Hij is de Eerstgeborene onder vele broeders. Hij heeft “alle dingen”—het heelal reeds geërfd. Wij hebben nog niet geërfd; wij zijn nog steeds in het zwangerschapsstadium van het proces om uit God geboren te worden. Jezus is nu onze oudere broeder en hogepriester die toeziet op onze geestelijke ontwikkeling en ons voorbereidt op onze functie in Zijn regering als koningen en priesters.

De eerste duizend jaar zullen we op aarde regeren. “En Gij hebt ons voor (ter ere van—Leidse vert.) onze God gemaakt tot koningen en priesters; en wij zullen als koningen heersen op de aarde.” (Openbaring 5:10—SV)

Regeren met Christus

Gedurende die eerste duizend jaar zal Jezus op de troon van Zijn aardse voorvader David in Jeruzalem regeren (Jesaja 9:5-6).

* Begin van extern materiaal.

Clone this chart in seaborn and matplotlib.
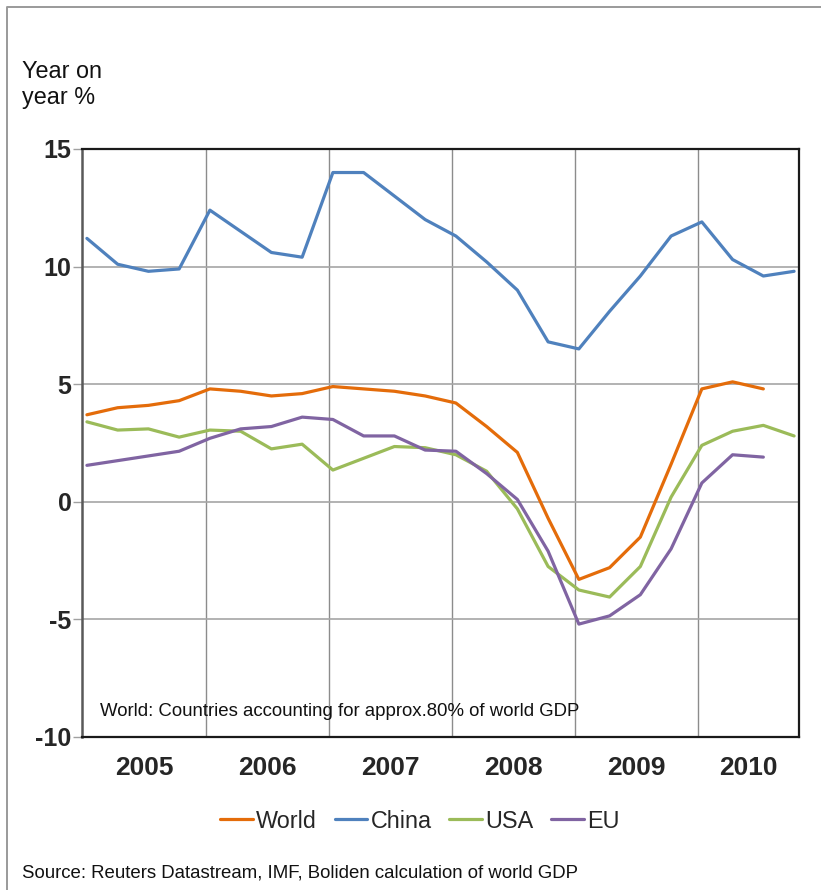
import numpy as np
import pandas as pd
import matplotlib
matplotlib.use("Agg")
import matplotlib.pyplot as plt
from matplotlib.lines import Line2D
import seaborn as sns

# Quarterly GDP growth, year on year %, 2005 Q1 - 2010 Q4
years = ["2005", "2006", "2007", "2008", "2009", "2010"]
quarters_per_year = 4

world = [3.7, 4.0, 4.1, 4.3, 4.8, 4.7, 4.5, 4.6, 4.9, 4.8, 4.7, 4.5,
         4.2, 3.2, 2.1, -0.7, -3.3, -2.8, -1.5, 1.6, 4.8, 5.1, 4.8, np.nan]
china = [11.2, 10.1, 9.8, 9.9, 12.4, 11.5, 10.6, 10.4, 14.0, 14.0, 13.0, 12.0,
         11.3, 10.2, 9.0, 6.8, 6.5, 8.1, 9.6, 11.3, 11.9, 10.3, 9.6, 9.8]
usa = [3.4, 3.05, 3.1, 2.75, 3.05, 3.0, 2.25, 2.45, 1.35, 1.85, 2.35, 2.3,
       2.0, 1.3, -0.3, -2.75, -3.75, -4.05, -2.75, 0.2, 2.4, 3.0, 3.25, 2.8]
eu = [1.55, 1.75, 1.95, 2.15, 2.7, 3.1, 3.2, 3.6, 3.5, 2.8, 2.8, 2.2,
      2.15, 1.2, 0.1, -2.1, -5.2, -4.85, -3.95, -2.0, 0.8, 2.0, 1.9, np.nan]

series_names = ["World", "China", "USA", "EU"]
colors = {"World": "#E46C0A", "China": "#4F81BD", "USA": "#9BBB59", "EU": "#8064A2"}

n = len(china)
quarter = np.arange(n)
df = pd.concat(
    [pd.DataFrame({"quarter": quarter, "value": vals, "series": name})
     for name, vals in zip(series_names, [world, china, usa, eu])],
    ignore_index=True,
)

sns.set_theme(style="white")
plt.rcParams["font.family"] = ["Liberation Sans", "DejaVu Sans"]

fig = plt.figure(figsize=(8.21, 8.90), dpi=100)
ax = fig.add_axes([82 / 821, 1 - 737 / 890, 717 / 821, 588 / 890])

sns.lineplot(data=df, x="quarter", y="value", hue="series",
             hue_order=series_names, palette=colors, linewidth=2.3,
             legend=False, ax=ax, zorder=3)

# axis ranges
ax.set_xlim(-0.16, n - 1 + 0.16)
ax.set_ylim(-10, 15)

# year separators (major) and centred year labels (minor)
offset = 0.12
bounds = [quarters_per_year * k - offset for k in range(1, len(years))]
edges = [ax.get_xlim()[0]] + bounds + [ax.get_xlim()[1]]
centres = [(a + b) / 2 for a, b in zip(edges[:-1], edges[1:])]
ax.set_xticks(bounds)
ax.set_xticklabels([])
ax.set_xticks(centres, minor=True)
ax.set_xticklabels(years, minor=True, fontsize=19, fontweight="bold")
ax.tick_params(axis="x", which="both", length=0)
ax.tick_params(axis="x", which="minor", pad=14)
ax.grid(True, axis="x", which="major", color="#8c8c8c", linewidth=1.0)

ax.set_yticks(np.arange(-10, 16, 5))
ax.set_yticklabels([str(v) for v in range(-10, 16, 5)], fontsize=18, fontweight="bold")
ax.tick_params(axis="y", direction="out", length=6.5, width=1.0, color="#a0a0a0",
               pad=1, left=True)
ax.grid(True, axis="y", color="#a6a6a6", linewidth=1.2)
ax.set_axisbelow(True)

ax.set_xlabel("")
ax.set_ylabel("")

for side in ["top", "right", "bottom"]:
    ax.spines[side].set_color("#1a1a1a")
    ax.spines[side].set_linewidth(1.6)
ax.spines["left"].set_color("#595959")
ax.spines["left"].set_linewidth(1.8)

ax.text(0.025, 0.043, "World: Countries accounting for approx.80% of world GDP",
        transform=ax.transAxes, fontsize=13.4, va="center", ha="left", color="#111111")

# unit label
fig.text(22 / 821, 1 - 60 / 890, "Year on\nyear %", fontsize=16.8, va="top", ha="left",
         linespacing=1.15, color="#111111")

# legend
handles = [Line2D([0], [0], color=colors[s], linewidth=2.3) for s in series_names]
fig.legend(handles, series_names, loc="center", ncol=4, frameon=False,
           bbox_to_anchor=(420 / 821, 1 - 821 / 890), fontsize=16.8,
           handlelength=1.4, handletextpad=0.15, columnspacing=0.75)

fig.text(22 / 821, 1 - 873 / 890,
         "Source: Reuters Datastream, IMF, Boliden calculation of world GDP",
         fontsize=13.4, va="center", ha="left", color="#111111")

# outer frame (top and left edges)
fx = 7 / 821
fy = 1 - 7 / 890
fig.add_artist(Line2D([fx, fx, 1.0], [0.0, fy, fy], transform=fig.transFigure,
                      color="#9a9a9a", linewidth=1.4))

fig.savefig("out.png", dpi=100)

En “wie overwint en Mijn werken tot het einde toe bewaart, hem zal Ik macht geven over de heidenen [volken]; en hij zal hen hoeden met een ijzeren staf …” (Openbaring 2:26-27). Hoe en vanwaar zullen wij regeren?

Jezus zei nogmaals: “Wie overwint, hem zal Ik geven met Mij te zitten op Mijn troon [te Jeruzalem], gelijk ook Ik heb overwonnen, en [nu] gezeten ben met Mijn Vader op Zijn troon” (Openbaring 3:21).

Wanneer wij uit God geboren zijn, zullen wij Geest zijn en niet meer bestaan uit vlees en bloed. Wij zullen macht ontvangen.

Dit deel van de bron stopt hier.